Requirements:
All lines featuring the string "chart" are to be listed.
** start Provided entries **
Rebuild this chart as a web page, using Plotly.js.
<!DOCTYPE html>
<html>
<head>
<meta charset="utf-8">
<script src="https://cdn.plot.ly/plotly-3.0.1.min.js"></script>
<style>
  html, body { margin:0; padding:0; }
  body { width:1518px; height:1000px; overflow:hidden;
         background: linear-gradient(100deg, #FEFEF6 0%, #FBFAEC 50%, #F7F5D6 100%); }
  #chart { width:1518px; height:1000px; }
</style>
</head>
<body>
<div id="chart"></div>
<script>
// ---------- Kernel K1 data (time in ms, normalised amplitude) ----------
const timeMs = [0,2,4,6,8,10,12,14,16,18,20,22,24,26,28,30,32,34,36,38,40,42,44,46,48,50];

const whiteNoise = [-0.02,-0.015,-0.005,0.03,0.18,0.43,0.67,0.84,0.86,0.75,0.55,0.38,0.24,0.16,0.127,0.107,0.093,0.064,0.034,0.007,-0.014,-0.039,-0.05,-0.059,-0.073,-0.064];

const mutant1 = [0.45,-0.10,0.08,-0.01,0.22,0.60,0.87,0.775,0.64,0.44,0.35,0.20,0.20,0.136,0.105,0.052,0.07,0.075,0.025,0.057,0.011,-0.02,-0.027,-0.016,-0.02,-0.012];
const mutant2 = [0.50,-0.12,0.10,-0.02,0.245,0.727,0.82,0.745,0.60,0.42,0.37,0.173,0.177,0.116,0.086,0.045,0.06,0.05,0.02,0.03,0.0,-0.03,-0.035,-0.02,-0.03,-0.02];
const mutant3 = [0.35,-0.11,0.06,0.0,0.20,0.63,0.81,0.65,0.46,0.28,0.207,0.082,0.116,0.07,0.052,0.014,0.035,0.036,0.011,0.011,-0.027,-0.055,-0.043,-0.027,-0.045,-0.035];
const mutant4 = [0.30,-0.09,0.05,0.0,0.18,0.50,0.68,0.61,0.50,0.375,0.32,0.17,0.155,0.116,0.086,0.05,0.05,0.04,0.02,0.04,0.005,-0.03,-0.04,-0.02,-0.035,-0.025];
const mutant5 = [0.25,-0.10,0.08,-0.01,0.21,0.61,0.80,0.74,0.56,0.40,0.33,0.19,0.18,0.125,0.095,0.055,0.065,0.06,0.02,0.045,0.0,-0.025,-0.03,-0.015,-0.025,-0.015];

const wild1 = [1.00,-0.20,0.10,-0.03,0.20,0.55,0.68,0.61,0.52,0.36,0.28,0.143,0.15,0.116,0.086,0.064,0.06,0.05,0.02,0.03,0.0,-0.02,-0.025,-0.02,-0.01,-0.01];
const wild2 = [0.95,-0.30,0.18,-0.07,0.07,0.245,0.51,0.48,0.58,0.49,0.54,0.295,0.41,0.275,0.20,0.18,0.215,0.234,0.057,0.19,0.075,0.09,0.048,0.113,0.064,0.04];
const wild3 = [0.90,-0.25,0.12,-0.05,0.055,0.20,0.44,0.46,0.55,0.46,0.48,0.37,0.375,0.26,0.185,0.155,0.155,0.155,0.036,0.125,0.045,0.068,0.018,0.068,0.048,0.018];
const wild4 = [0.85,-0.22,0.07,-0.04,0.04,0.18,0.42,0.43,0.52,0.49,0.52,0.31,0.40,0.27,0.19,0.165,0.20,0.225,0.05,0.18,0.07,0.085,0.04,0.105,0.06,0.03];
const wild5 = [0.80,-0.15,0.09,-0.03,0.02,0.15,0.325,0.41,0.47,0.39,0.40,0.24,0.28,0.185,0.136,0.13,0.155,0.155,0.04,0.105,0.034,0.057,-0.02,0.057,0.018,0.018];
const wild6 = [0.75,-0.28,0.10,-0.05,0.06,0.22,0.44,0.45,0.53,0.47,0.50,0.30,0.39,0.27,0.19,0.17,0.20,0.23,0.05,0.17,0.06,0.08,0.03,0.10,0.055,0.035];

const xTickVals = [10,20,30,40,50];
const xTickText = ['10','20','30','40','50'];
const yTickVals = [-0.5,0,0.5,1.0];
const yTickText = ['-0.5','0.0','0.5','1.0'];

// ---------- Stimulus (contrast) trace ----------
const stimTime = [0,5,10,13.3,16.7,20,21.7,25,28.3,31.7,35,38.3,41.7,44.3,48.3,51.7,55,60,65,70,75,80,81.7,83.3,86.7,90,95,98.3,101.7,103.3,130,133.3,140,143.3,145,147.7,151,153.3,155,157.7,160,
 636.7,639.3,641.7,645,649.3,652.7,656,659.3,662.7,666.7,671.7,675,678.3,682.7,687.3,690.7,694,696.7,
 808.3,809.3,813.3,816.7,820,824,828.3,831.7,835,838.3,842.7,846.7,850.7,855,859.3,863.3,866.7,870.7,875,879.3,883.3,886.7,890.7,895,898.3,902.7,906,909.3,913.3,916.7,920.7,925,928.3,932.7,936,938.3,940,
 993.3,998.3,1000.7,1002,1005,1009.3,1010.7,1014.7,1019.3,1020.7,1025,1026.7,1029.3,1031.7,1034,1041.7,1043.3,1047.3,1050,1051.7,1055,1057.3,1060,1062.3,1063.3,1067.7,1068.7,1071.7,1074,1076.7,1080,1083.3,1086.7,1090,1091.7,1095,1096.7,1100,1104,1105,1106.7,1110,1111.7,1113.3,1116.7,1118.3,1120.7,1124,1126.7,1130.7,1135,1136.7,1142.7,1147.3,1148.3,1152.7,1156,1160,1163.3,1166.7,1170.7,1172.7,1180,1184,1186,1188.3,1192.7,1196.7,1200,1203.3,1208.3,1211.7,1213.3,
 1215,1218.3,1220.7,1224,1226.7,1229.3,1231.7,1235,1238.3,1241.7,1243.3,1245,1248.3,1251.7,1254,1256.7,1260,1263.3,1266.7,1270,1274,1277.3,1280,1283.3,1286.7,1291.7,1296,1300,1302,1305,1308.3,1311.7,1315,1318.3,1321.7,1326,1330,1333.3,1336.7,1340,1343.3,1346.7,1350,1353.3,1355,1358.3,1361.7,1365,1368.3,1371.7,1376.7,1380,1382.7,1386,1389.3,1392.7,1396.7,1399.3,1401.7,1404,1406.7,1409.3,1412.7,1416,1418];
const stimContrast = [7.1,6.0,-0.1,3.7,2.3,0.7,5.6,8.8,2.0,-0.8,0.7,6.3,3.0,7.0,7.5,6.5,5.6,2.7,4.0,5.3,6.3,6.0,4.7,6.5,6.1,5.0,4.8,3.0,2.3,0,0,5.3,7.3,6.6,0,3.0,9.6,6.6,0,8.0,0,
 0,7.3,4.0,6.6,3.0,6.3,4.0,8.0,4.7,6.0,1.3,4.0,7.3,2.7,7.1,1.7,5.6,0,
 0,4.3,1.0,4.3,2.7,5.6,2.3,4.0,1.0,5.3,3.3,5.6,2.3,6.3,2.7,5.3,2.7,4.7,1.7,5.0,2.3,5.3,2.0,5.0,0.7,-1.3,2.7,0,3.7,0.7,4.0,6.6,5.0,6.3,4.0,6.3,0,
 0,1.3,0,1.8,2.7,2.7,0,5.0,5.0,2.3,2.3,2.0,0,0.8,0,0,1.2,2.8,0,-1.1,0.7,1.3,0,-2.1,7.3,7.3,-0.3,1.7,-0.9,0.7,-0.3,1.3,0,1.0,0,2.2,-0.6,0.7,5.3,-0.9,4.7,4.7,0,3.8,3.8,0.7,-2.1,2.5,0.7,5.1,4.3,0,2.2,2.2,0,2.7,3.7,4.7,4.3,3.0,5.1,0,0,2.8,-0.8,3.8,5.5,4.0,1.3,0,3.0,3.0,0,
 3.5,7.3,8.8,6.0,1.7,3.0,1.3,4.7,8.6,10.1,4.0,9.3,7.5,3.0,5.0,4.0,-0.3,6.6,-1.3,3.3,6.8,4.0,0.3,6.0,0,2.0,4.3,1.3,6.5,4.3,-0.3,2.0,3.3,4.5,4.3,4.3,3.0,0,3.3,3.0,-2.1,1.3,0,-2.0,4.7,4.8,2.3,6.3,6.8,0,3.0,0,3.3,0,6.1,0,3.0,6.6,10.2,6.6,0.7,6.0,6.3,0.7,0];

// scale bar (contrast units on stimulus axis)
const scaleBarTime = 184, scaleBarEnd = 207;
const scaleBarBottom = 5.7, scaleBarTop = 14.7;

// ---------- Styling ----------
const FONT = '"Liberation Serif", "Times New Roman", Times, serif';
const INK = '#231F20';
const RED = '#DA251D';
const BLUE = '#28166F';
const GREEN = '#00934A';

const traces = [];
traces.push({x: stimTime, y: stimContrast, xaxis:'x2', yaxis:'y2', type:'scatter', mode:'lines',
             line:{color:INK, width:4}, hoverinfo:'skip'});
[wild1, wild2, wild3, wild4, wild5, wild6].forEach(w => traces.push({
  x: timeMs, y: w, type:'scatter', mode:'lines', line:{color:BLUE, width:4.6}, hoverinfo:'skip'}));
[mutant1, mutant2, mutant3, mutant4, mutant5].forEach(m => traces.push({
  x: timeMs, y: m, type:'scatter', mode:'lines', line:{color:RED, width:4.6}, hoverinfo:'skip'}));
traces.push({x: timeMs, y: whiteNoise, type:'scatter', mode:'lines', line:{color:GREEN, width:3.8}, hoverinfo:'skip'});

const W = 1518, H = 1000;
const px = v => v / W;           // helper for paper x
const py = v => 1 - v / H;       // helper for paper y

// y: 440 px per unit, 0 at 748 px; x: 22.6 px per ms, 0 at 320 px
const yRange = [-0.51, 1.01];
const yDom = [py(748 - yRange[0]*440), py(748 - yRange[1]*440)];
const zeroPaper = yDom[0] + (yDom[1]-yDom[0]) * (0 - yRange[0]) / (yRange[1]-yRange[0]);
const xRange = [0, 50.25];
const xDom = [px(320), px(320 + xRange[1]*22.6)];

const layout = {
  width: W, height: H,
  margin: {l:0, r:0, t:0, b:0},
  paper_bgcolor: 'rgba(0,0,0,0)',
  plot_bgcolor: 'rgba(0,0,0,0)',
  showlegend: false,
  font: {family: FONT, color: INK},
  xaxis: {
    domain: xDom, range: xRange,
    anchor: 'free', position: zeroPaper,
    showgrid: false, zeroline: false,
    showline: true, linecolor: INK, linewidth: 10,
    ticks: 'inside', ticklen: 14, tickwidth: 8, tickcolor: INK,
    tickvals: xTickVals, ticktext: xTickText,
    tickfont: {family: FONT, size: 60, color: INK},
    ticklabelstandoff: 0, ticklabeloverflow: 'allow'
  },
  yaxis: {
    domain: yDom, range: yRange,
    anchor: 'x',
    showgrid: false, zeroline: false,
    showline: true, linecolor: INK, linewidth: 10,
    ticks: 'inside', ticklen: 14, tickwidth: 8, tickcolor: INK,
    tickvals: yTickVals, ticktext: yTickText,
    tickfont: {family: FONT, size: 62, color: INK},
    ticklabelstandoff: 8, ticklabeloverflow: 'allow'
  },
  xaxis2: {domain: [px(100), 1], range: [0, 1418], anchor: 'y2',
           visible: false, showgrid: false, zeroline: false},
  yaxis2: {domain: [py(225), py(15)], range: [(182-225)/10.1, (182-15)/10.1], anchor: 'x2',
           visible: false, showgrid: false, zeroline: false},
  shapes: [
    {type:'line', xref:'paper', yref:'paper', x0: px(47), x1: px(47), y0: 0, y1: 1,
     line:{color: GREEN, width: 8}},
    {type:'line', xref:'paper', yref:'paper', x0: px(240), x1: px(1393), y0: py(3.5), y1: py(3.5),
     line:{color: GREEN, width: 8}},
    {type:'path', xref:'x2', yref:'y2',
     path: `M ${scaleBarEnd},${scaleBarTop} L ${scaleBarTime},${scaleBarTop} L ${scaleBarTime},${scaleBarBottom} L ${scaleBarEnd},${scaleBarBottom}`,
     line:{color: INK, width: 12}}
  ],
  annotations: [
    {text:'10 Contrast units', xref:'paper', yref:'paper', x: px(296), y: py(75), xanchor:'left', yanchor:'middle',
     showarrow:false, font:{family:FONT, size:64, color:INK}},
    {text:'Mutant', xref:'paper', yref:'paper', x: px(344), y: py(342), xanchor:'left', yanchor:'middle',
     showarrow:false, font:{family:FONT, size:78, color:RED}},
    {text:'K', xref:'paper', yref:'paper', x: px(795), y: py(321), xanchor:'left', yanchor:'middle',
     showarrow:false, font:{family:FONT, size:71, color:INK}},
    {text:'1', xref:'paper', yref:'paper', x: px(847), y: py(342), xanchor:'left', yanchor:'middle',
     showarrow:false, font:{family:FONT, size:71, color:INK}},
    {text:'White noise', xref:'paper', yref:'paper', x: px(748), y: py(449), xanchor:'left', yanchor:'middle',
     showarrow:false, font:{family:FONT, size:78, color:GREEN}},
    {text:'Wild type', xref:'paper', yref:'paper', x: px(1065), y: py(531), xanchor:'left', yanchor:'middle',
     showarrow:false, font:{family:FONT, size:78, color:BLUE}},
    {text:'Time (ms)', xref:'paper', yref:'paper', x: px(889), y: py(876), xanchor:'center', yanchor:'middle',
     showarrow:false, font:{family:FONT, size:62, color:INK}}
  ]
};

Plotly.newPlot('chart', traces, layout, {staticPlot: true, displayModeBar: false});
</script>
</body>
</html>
** end Provided entries **
** start Provided entries **
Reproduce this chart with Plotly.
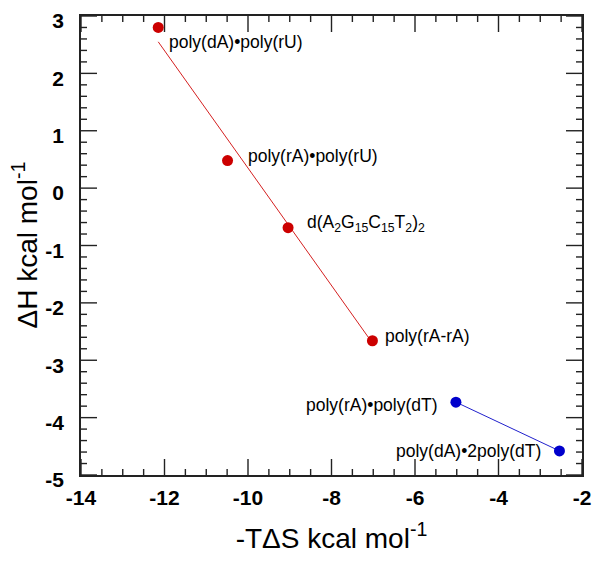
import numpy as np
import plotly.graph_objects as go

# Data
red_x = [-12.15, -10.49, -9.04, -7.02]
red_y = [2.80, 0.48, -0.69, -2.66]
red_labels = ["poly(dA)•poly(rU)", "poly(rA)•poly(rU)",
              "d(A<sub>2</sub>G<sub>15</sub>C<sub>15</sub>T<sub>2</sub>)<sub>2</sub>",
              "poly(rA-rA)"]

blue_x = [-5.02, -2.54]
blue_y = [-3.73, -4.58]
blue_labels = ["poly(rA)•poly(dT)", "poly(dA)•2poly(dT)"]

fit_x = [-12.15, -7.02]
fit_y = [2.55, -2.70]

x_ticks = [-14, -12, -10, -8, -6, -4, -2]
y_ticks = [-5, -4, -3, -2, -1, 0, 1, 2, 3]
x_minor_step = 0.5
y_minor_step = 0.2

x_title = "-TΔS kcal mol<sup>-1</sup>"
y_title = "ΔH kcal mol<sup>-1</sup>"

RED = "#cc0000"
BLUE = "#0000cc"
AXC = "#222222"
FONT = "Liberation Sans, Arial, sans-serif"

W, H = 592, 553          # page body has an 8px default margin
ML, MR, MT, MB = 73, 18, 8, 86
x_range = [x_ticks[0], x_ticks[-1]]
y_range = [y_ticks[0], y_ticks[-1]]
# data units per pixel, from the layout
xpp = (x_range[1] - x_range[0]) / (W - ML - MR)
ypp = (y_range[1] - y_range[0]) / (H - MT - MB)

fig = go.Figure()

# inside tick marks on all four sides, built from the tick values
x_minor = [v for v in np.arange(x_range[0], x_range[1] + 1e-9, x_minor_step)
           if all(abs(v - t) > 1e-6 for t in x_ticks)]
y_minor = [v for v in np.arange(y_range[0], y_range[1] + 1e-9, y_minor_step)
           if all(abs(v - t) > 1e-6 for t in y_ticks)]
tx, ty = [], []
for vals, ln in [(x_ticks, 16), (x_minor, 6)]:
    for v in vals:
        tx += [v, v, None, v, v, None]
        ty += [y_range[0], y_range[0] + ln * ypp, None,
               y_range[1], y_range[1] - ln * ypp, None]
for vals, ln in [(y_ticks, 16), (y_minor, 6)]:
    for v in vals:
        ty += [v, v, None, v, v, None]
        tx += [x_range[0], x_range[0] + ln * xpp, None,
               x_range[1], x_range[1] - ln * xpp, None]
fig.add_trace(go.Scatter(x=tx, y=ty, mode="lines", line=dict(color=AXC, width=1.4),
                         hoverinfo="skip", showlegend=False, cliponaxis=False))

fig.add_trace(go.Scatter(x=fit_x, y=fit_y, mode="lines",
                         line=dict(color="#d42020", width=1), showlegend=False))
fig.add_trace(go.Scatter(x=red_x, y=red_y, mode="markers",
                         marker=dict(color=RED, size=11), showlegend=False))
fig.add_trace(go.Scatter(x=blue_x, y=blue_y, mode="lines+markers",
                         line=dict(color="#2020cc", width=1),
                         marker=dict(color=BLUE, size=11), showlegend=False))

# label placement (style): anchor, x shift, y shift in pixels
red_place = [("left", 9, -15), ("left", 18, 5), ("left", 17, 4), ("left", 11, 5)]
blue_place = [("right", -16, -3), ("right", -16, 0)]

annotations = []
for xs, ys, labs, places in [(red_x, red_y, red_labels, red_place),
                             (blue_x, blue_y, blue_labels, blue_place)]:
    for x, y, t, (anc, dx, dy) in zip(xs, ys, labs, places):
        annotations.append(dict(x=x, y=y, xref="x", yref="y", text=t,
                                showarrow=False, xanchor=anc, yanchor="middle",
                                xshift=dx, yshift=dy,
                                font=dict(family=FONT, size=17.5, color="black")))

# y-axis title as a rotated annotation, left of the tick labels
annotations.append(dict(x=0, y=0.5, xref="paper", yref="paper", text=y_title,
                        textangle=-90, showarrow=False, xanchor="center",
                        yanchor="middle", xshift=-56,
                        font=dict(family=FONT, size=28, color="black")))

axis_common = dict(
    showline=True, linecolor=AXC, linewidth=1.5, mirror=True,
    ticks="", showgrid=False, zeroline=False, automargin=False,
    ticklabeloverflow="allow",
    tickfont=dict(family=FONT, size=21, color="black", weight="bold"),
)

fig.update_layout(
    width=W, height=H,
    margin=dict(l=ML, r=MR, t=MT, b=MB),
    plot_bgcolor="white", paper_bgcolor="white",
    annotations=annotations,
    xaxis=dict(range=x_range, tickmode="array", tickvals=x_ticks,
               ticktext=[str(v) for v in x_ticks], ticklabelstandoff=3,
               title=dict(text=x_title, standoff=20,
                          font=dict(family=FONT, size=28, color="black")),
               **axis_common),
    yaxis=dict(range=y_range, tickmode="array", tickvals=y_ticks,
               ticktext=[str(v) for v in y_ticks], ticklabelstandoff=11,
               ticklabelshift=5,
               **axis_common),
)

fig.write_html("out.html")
** end Provided entries **
** start Provided entries **
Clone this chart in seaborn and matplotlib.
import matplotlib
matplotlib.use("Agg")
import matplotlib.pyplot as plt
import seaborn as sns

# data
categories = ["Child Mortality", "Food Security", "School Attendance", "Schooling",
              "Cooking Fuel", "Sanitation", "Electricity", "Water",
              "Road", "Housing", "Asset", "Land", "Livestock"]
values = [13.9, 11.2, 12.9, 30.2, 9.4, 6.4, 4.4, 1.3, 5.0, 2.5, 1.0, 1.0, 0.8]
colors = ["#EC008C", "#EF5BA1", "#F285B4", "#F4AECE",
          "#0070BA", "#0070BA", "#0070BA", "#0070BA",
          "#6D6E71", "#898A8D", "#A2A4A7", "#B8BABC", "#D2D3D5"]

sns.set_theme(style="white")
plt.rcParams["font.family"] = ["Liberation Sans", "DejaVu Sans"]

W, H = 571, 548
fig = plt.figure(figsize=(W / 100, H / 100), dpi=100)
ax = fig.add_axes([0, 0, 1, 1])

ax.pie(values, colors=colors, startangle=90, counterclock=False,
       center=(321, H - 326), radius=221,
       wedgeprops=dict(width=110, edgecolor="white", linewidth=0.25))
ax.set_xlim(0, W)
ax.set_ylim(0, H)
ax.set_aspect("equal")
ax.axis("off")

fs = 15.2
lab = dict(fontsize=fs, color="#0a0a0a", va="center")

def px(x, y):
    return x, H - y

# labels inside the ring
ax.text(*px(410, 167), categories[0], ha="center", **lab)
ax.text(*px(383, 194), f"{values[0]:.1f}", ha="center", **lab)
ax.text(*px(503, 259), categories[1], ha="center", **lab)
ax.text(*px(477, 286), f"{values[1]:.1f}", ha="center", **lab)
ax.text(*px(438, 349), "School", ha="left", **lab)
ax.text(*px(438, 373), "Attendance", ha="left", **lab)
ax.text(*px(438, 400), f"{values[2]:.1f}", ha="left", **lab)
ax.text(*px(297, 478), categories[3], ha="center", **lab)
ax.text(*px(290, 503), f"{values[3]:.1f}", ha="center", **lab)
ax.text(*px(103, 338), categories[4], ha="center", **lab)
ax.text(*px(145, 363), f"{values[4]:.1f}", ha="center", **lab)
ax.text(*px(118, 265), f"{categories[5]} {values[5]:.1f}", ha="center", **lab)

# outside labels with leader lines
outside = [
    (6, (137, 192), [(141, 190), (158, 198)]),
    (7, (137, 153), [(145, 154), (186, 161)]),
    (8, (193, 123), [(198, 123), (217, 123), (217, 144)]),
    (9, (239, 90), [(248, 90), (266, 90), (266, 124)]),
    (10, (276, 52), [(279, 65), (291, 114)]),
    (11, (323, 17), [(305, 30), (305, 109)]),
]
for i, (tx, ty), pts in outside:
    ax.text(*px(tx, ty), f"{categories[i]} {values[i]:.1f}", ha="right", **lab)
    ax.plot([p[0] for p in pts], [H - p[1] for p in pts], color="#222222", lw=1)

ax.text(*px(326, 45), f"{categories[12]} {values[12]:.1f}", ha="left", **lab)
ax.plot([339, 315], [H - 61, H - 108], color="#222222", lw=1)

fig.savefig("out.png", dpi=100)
** end Provided entries **
Task solution:
Rebuild this chart as a web page, using Plotly.js.
  #chart { width:1518px; height:1000px; }
<div id="chart"></div>
Plotly.newPlot('chart', traces, layout, {staticPlot: true, displayModeBar: false});
Reproduce this chart with Plotly.
Clone this chart in seaborn and matplotlib.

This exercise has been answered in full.